* START Data *
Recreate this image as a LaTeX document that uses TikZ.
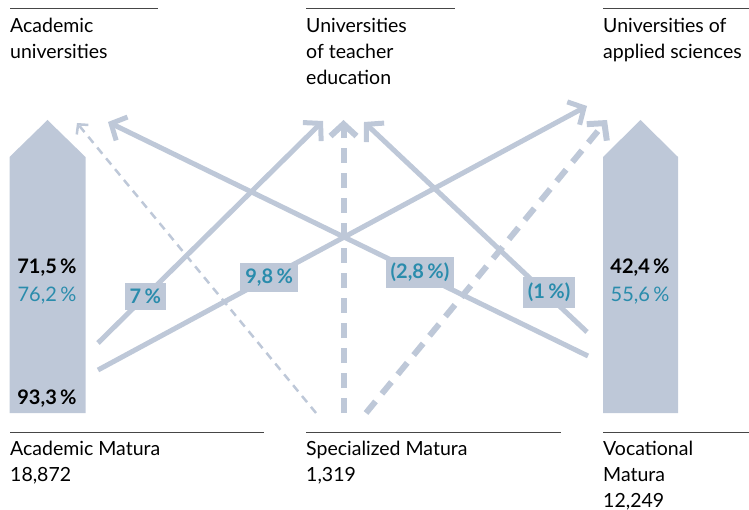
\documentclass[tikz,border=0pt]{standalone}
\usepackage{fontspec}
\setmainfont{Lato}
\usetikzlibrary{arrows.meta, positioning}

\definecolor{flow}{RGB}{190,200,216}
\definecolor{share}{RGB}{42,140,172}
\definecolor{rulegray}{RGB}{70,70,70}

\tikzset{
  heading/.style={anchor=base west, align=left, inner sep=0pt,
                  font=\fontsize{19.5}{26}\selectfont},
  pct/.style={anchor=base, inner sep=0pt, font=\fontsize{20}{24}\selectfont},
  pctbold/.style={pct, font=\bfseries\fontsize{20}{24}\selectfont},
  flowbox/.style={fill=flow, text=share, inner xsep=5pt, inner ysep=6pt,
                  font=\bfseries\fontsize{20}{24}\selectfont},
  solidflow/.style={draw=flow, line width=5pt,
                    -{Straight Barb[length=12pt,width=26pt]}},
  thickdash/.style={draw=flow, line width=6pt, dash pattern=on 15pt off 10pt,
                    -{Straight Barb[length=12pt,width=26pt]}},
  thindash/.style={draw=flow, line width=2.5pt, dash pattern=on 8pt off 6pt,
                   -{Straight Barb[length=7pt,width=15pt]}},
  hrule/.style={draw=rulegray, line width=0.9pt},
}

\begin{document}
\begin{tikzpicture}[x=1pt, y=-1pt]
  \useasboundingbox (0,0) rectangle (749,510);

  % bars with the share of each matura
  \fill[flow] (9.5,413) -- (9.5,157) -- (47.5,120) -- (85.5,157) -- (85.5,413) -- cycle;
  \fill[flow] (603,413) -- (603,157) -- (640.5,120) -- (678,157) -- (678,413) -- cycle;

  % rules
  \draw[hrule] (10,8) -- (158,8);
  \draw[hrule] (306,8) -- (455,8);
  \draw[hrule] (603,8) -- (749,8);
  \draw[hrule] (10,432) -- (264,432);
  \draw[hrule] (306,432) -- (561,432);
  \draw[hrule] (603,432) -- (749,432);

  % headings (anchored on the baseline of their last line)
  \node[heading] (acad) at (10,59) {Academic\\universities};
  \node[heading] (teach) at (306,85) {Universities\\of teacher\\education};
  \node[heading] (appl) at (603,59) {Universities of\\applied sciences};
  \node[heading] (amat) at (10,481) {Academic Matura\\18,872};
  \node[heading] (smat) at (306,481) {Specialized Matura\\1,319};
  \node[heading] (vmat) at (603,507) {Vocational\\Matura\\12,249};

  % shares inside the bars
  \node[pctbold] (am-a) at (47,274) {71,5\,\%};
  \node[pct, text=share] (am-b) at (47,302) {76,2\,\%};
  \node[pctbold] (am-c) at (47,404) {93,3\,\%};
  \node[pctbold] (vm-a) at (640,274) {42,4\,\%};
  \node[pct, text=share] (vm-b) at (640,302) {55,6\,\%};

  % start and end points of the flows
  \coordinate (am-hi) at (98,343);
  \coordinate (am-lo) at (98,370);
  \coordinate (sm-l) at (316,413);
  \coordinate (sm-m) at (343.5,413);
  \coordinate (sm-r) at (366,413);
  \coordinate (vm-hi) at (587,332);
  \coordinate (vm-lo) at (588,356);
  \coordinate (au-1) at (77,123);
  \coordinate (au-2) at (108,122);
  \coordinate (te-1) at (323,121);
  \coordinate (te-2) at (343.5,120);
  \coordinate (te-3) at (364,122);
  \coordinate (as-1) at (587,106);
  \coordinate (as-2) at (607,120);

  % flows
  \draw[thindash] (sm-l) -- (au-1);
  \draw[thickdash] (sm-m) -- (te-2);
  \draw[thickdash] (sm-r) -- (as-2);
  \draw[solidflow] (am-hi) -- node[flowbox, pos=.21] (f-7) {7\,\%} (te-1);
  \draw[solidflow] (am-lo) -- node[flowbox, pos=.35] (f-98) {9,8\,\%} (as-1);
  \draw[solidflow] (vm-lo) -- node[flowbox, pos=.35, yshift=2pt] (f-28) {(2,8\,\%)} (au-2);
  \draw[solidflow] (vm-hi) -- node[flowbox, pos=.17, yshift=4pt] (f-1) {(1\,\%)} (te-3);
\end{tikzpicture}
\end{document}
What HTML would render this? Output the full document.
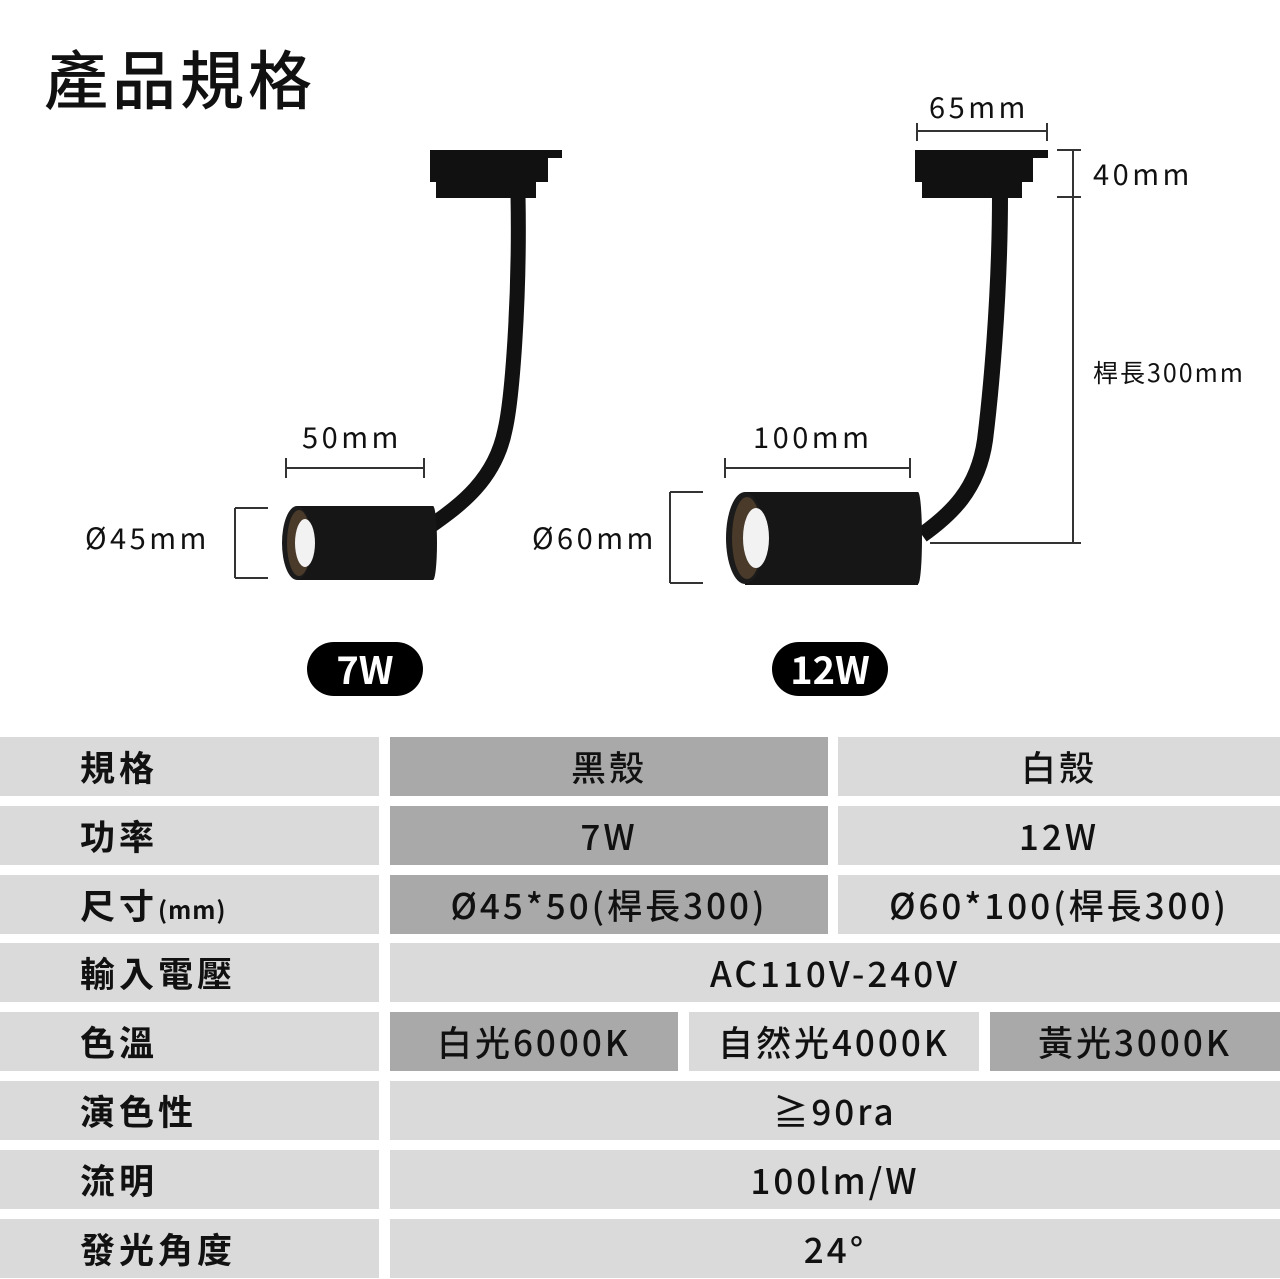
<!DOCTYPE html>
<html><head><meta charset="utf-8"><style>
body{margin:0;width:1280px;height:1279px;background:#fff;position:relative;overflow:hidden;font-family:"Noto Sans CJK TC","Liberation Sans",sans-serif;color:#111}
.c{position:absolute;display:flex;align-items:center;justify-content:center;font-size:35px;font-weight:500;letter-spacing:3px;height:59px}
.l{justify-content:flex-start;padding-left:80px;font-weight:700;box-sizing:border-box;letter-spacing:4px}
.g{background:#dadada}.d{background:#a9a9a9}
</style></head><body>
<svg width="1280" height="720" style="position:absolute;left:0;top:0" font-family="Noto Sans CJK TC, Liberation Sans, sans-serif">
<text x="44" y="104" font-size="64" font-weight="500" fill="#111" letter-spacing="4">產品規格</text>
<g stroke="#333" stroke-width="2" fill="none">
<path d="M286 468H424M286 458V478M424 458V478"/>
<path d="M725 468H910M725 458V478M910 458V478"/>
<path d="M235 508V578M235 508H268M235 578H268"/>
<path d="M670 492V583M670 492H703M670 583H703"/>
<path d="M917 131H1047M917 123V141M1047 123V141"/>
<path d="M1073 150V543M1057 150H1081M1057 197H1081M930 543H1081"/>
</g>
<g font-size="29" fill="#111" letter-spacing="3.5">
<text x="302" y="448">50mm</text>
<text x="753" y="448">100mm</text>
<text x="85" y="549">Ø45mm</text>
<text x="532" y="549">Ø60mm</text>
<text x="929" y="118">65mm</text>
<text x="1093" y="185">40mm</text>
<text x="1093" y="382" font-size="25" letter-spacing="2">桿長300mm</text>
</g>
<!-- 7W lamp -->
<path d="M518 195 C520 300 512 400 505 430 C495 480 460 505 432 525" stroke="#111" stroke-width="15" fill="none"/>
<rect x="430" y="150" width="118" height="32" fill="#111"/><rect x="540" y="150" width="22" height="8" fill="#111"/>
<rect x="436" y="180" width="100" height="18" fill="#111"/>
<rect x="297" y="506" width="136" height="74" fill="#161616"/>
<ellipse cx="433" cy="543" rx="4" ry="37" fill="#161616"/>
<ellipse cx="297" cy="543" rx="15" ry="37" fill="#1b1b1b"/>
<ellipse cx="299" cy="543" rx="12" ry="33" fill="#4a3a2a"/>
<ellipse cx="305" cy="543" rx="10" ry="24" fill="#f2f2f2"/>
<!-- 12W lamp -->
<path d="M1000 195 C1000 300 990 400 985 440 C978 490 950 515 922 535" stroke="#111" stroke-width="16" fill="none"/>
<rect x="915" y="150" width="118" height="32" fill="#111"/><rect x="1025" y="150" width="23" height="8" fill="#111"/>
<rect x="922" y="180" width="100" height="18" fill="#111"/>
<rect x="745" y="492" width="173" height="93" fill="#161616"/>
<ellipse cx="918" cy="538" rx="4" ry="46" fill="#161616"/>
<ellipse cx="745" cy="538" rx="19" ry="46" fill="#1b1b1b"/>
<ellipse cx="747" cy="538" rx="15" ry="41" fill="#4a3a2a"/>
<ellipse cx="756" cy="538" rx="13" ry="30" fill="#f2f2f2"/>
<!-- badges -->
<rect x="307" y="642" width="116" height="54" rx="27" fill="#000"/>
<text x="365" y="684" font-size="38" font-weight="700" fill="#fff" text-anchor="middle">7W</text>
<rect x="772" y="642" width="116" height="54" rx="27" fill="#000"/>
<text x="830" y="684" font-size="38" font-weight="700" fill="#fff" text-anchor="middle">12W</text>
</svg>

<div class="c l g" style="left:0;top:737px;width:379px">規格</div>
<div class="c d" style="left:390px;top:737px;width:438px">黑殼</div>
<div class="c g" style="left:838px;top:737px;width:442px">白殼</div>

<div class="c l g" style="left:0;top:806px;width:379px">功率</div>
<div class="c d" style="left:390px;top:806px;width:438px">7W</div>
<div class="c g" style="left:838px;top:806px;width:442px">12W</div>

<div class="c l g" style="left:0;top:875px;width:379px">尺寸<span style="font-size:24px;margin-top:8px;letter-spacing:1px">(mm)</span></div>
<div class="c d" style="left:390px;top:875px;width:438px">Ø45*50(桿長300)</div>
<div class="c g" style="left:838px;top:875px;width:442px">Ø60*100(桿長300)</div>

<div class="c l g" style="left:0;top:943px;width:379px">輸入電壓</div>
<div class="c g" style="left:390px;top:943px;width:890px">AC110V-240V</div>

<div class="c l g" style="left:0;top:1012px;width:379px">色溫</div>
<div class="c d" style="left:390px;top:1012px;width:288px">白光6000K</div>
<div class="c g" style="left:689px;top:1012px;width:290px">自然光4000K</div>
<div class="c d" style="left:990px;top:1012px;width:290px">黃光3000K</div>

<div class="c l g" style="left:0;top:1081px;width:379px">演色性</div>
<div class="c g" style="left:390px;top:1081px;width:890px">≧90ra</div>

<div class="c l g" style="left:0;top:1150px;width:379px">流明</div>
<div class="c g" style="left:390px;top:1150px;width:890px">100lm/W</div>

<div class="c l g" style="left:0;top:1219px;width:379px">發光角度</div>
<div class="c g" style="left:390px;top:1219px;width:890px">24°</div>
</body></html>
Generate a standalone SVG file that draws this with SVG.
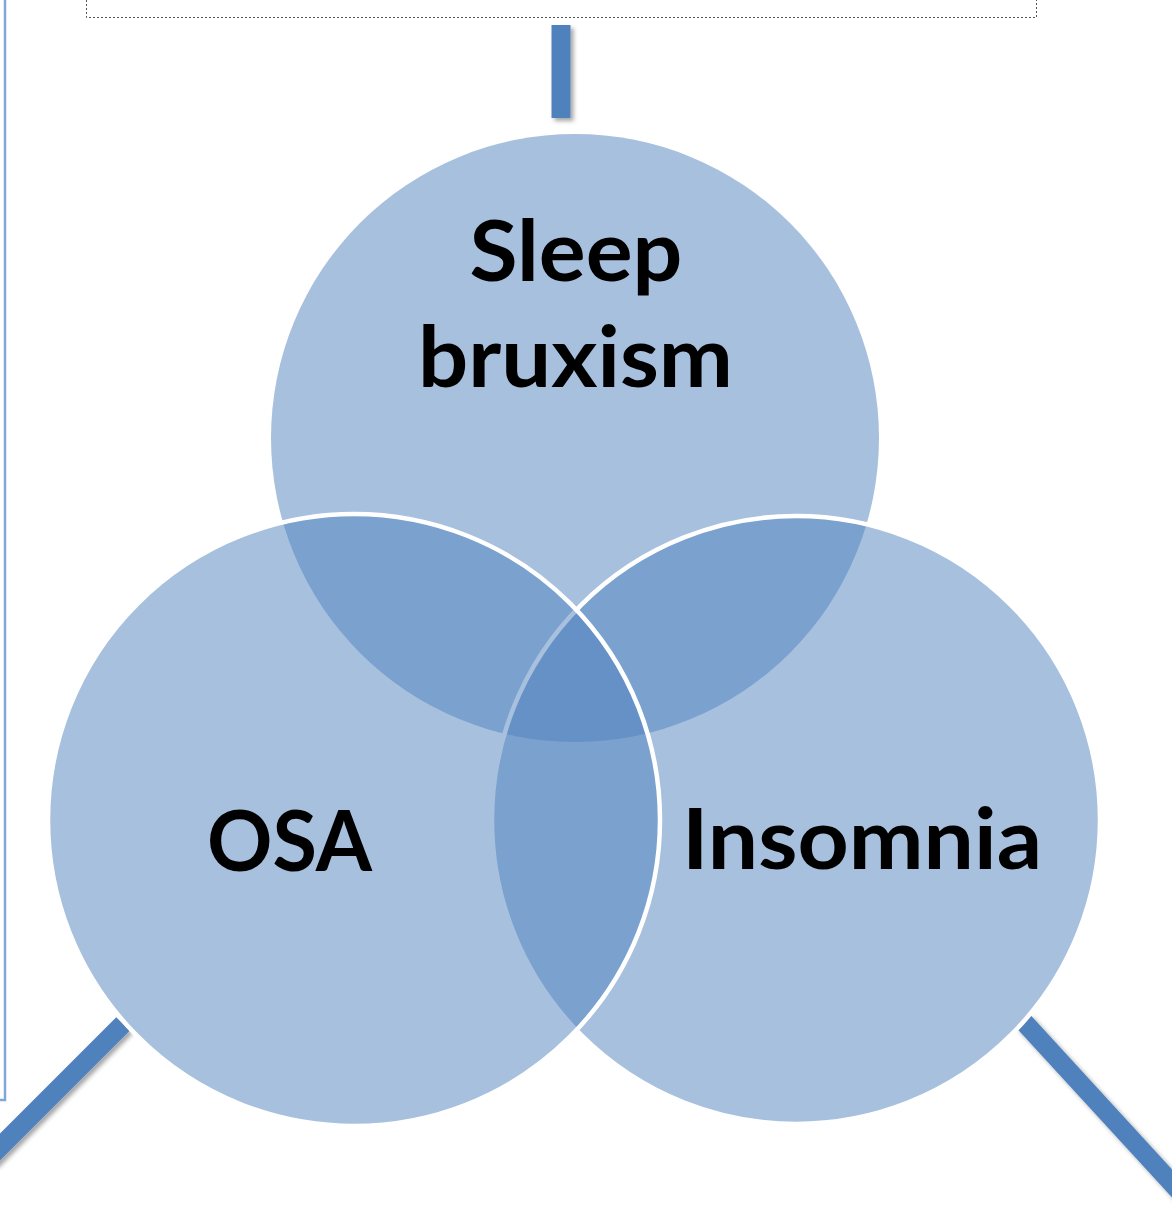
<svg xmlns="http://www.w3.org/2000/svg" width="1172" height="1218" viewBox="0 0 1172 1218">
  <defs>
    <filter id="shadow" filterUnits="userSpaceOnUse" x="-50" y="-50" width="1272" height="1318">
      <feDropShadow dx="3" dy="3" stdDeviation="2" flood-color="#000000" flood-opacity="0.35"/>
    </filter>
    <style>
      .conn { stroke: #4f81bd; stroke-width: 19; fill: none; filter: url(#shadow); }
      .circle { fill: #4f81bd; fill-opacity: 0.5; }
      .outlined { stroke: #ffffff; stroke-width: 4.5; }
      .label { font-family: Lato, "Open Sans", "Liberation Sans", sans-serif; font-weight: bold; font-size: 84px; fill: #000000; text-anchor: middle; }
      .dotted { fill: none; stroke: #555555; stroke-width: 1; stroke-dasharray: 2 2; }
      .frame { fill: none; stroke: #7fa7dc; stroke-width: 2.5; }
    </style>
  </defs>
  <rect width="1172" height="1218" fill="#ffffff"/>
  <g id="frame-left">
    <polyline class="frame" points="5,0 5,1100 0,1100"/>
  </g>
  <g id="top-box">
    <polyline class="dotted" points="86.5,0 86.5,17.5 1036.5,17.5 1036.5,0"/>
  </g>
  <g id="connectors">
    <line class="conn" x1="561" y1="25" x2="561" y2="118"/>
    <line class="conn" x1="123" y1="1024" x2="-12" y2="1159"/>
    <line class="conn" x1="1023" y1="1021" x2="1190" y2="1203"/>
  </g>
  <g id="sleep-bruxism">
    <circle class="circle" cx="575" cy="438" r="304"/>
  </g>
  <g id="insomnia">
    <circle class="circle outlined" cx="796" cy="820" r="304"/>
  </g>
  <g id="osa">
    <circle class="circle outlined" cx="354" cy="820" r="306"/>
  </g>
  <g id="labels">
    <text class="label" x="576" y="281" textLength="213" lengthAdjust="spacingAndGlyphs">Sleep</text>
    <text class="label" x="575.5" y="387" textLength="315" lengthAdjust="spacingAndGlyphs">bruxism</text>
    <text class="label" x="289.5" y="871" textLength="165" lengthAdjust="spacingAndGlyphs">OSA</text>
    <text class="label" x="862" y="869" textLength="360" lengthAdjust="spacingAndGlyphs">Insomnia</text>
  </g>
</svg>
* END Data *
Provide the number of lines in the data above that contain the string "with", and nothing else.

2